• WHAT YOU ARE ASKED TO DO:
Transcribe all of the material exactly. Any picture in it should be left out.

• GIVEN DATA:
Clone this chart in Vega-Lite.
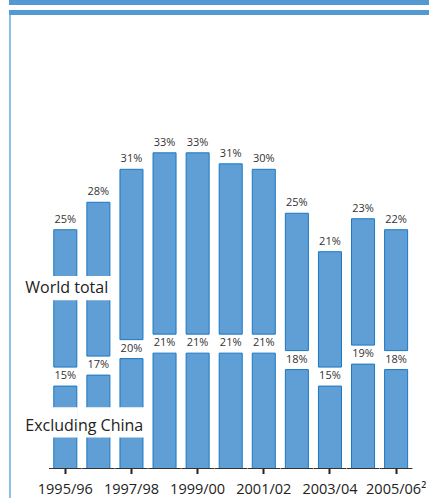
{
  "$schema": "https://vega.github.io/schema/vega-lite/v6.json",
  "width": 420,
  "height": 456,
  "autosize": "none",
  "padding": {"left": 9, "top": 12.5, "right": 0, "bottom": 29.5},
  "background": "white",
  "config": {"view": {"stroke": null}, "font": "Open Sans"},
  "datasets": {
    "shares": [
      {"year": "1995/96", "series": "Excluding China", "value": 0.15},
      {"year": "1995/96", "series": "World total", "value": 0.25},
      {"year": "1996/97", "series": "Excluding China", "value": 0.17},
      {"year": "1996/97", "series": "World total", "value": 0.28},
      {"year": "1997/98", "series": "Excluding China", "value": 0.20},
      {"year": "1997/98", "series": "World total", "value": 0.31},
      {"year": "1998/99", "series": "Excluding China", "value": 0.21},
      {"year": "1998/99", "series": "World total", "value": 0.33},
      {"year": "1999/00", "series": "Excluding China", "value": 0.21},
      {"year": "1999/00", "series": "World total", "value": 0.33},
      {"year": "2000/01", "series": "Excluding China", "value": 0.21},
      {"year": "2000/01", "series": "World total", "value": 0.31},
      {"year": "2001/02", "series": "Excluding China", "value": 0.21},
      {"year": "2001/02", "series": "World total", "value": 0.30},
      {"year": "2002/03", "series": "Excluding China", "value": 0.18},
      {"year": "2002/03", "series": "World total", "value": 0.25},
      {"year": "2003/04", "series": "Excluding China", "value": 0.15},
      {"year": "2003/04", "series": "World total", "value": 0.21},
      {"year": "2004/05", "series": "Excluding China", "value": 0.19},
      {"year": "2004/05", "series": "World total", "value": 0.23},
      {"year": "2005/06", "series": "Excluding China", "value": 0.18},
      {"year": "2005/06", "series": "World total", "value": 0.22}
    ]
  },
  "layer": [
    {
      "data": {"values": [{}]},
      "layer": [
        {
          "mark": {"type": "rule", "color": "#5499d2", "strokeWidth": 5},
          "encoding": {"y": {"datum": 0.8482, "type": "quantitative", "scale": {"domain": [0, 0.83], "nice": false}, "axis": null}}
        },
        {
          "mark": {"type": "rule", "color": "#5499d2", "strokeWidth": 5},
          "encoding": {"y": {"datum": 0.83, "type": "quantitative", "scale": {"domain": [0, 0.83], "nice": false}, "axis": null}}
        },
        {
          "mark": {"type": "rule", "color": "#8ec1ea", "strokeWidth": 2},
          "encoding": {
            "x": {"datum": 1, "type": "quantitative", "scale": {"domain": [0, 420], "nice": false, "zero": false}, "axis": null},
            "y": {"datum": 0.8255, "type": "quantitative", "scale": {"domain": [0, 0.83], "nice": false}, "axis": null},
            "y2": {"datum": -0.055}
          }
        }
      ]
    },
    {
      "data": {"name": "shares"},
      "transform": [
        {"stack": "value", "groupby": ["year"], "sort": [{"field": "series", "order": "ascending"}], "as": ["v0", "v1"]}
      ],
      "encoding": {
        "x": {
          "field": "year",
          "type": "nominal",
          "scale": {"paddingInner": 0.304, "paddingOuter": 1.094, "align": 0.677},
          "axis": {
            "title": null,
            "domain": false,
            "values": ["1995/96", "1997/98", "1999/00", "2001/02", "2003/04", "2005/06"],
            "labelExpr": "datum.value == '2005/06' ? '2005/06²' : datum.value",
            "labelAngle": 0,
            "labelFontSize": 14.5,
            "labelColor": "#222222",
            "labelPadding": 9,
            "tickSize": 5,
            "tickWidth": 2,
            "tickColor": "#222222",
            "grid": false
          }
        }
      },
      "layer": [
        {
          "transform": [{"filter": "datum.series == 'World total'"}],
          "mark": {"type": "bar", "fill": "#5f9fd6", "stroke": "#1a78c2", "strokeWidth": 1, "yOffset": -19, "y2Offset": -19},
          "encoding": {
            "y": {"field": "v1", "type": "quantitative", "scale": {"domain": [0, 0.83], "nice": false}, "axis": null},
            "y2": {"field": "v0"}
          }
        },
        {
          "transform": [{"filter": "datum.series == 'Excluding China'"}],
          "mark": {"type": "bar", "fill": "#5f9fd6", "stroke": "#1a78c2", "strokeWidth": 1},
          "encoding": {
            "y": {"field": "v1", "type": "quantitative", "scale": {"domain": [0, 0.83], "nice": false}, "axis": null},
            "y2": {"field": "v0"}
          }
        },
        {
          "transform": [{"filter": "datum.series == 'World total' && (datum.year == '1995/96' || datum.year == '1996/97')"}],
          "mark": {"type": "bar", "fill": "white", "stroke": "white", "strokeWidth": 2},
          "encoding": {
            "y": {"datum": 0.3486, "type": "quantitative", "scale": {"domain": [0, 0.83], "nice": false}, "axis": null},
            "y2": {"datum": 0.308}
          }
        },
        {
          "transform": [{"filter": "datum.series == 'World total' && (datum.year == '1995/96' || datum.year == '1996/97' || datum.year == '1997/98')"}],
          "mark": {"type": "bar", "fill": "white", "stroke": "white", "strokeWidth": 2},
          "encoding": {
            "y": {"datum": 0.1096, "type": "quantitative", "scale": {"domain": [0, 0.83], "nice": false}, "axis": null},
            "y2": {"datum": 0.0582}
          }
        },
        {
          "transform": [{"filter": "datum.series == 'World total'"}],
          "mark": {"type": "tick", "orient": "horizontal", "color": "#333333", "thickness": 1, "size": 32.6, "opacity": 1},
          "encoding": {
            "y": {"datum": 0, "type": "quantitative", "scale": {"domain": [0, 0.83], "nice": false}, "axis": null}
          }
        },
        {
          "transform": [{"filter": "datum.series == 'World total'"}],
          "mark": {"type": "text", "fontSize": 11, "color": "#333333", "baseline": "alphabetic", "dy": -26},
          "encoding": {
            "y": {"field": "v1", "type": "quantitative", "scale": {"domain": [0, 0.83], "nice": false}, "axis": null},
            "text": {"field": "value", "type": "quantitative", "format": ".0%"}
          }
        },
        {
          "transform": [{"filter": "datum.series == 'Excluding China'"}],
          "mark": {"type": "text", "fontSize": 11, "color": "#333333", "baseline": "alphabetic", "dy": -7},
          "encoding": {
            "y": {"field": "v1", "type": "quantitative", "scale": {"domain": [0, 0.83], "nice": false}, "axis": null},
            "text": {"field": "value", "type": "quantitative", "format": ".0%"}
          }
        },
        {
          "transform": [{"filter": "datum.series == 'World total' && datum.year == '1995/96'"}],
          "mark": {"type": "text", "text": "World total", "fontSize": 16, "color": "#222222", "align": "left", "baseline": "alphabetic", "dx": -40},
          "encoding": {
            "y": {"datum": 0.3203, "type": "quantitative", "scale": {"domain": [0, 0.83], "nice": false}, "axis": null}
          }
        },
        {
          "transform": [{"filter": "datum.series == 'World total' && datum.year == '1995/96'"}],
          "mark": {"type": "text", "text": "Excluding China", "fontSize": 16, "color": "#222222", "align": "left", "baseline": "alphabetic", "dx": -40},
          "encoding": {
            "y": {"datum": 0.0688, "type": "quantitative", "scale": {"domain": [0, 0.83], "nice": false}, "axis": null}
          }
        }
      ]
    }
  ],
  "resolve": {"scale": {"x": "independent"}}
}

• EXERCISE RESPONSE:
Clone this chart in Vega-Lite.
{
  "$schema": "https://vega.github.io/schema/vega-lite/v6.json",
  "width": 420,
  "height": 456,
  "autosize": "none",
  "padding": {"left": 9, "top": 12.5, "right": 0, "bottom": 29.5},
  "background": "white",
  "config": {"view": {"stroke": null}, "font": "Open Sans"},
  "datasets": {
    "shares": [
      {"year": "1995/96", "series": "Excluding China", "value": 0.15},
      {"year": "1995/96", "series": "World total", "value": 0.25},
      {"year": "1996/97", "series": "Excluding China", "value": 0.17},
      {"year": "1996/97", "series": "World total", "value": 0.28},
      {"year": "1997/98", "series": "Excluding China", "value": 0.20},
      {"year": "1997/98", "series": "World total", "value": 0.31},
      {"year": "1998/99", "series": "Excluding China", "value": 0.21},
      {"year": "1998/99", "series": "World total", "value": 0.33},
      {"year": "1999/00", "series": "Excluding China", "value": 0.21},
      {"year": "1999/00", "series": "World total", "value": 0.33},
      {"year": "2000/01", "series": "Excluding China", "value": 0.21},
      {"year": "2000/01", "series": "World total", "value": 0.31},
      {"year": "2001/02", "series": "Excluding China", "value": 0.21},
      {"year": "2001/02", "series": "World total", "value": 0.30},
      {"year": "2002/03", "series": "Excluding China", "value": 0.18},
      {"year": "2002/03", "series": "World total", "value": 0.25},
      {"year": "2003/04", "series": "Excluding China", "value": 0.15},
      {"year": "2003/04", "series": "World total", "value": 0.21},
      {"year": "2004/05", "series": "Excluding China", "value": 0.19},
      {"year": "2004/05", "series": "World total", "value": 0.23},
      {"year": "2005/06", "series": "Excluding China", "value": 0.18},
      {"year": "2005/06", "series": "World total", "value": 0.22}
    ]
  },
  "layer": [
    {
      "data": {"values": [{}]},
      "layer": [
        {
          "mark": {"type": "rule", "color": "#5499d2", "strokeWidth": 5},
          "encoding": {"y": {"datum": 0.8482, "type": "quantitative", "scale": {"domain": [0, 0.83], "nice": false}, "axis": null}}
        },
        {
          "mark": {"type": "rule", "color": "#5499d2", "strokeWidth": 5},
          "encoding": {"y": {"datum": 0.83, "type": "quantitative", "scale": {"domain": [0, 0.83], "nice": false}, "axis": null}}
        },
        {
          "mark": {"type": "rule", "color": "#8ec1ea", "strokeWidth": 2},
          "encoding": {
            "x": {"datum": 1, "type": "quantitative", "scale": {"domain": [0, 420], "nice": false, "zero": false}, "axis": null},
            "y": {"datum": 0.8255, "type": "quantitative", "scale": {"domain": [0, 0.83], "nice": false}, "axis": null},
            "y2": {"datum": -0.055}
          }
        }
      ]
    },
    {
      "data": {"name": "shares"},
      "transform": [
        {"stack": "value", "groupby": ["year"], "sort": [{"field": "series", "order": "ascending"}], "as": ["v0", "v1"]}
      ],
      "encoding": {
        "x": {
          "field": "year",
          "type": "nominal",
          "scale": {"paddingInner": 0.304, "paddingOuter": 1.094, "align": 0.677},
          "axis": {
            "title": null,
            "domain": false,
            "values": ["1995/96", "1997/98", "1999/00", "2001/02", "2003/04", "2005/06"],
            "labelExpr": "datum.value == '2005/06' ? '2005/06²' : datum.value",
            "labelAngle": 0,
            "labelFontSize": 14.5,
            "labelColor": "#222222",
            "labelPadding": 9,
            "tickSize": 5,
            "tickWidth": 2,
            "tickColor": "#222222",
            "grid": false
          }
        }
      },
      "layer": [
        {
          "transform": [{"filter": "datum.series == 'World total'"}],
          "mark": {"type": "bar", "fill": "#5f9fd6", "stroke": "#1a78c2", "strokeWidth": 1, "yOffset": -19, "y2Offset": -19},
          "encoding": {
            "y": {"field": "v1", "type": "quantitative", "scale": {"domain": [0, 0.83], "nice": false}, "axis": null},
            "y2": {"field": "v0"}
          }
        },
        {
          "transform": [{"filter": "datum.series == 'Excluding China'"}],
          "mark": {"type": "bar", "fill": "#5f9fd6", "stroke": "#1a78c2", "strokeWidth": 1},
          "encoding": {
            "y": {"field": "v1", "type": "quantitative", "scale": {"domain": [0, 0.83], "nice": false}, "axis": null},
            "y2": {"field": "v0"}
          }
        },
        {
          "transform": [{"filter": "datum.series == 'World total' && (datum.year == '1995/96' || datum.year == '1996/97')"}],
          "mark": {"type": "bar", "fill": "white", "stroke": "white", "strokeWidth": 2},
          "encoding": {
            "y": {"datum": 0.3486, "type": "quantitative", "scale": {"domain": [0, 0.83], "nice": false}, "axis": null},
            "y2": {"datum": 0.308}
          }
        },
        {
          "transform": [{"filter": "datum.series == 'World total' && (datum.year == '1995/96' || datum.year == '1996/97' || datum.year == '1997/98')"}],
          "mark": {"type": "bar", "fill": "white", "stroke": "white", "strokeWidth": 2},
          "encoding": {
            "y": {"datum": 0.1096, "type": "quantitative", "scale": {"domain": [0, 0.83], "nice": false}, "axis": null},
            "y2": {"datum": 0.0582}
          }
        },
        {
          "transform": [{"filter": "datum.series == 'World total'"}],
          "mark": {"type": "tick", "orient": "horizontal", "color": "#333333", "thickness": 1, "size": 32.6, "opacity": 1},
          "encoding": {
            "y": {"datum": 0, "type": "quantitative", "scale": {"domain": [0, 0.83], "nice": false}, "axis": null}
          }
        },
        {
          "transform": [{"filter": "datum.series == 'World total'"}],
          "mark": {"type": "text", "fontSize": 11, "color": "#333333", "baseline": "alphabetic", "dy": -26},
          "encoding": {
            "y": {"field": "v1", "type": "quantitative", "scale": {"domain": [0, 0.83], "nice": false}, "axis": null},
            "text": {"field": "value", "type": "quantitative", "format": ".0%"}
          }
        },
        {
          "transform": [{"filter": "datum.series == 'Excluding China'"}],
          "mark": {"type": "text", "fontSize": 11, "color": "#333333", "baseline": "alphabetic", "dy": -7},
          "encoding": {
            "y": {"field": "v1", "type": "quantitative", "scale": {"domain": [0, 0.83], "nice": false}, "axis": null},
            "text": {"field": "value", "type": "quantitative", "format": ".0%"}
          }
        },
        {
          "transform": [{"filter": "datum.series == 'World total' && datum.year == '1995/96'"}],
          "mark": {"type": "text", "text": "World total", "fontSize": 16, "color": "#222222", "align": "left", "baseline": "alphabetic", "dx": -40},
          "encoding": {
            "y": {"datum": 0.3203, "type": "quantitative", "scale": {"domain": [0, 0.83], "nice": false}, "axis": null}
          }
        },
        {
          "transform": [{"filter": "datum.series == 'World total' && datum.year == '1995/96'"}],
          "mark": {"type": "text", "text": "Excluding China", "fontSize": 16, "color": "#222222", "align": "left", "baseline": "alphabetic", "dx": -40},
          "encoding": {
            "y": {"datum": 0.0688, "type": "quantitative", "scale": {"domain": [0, 0.83], "nice": false}, "axis": null}
          }
        }
      ]
    }
  ],
  "resolve": {"scale": {"x": "independent"}}
}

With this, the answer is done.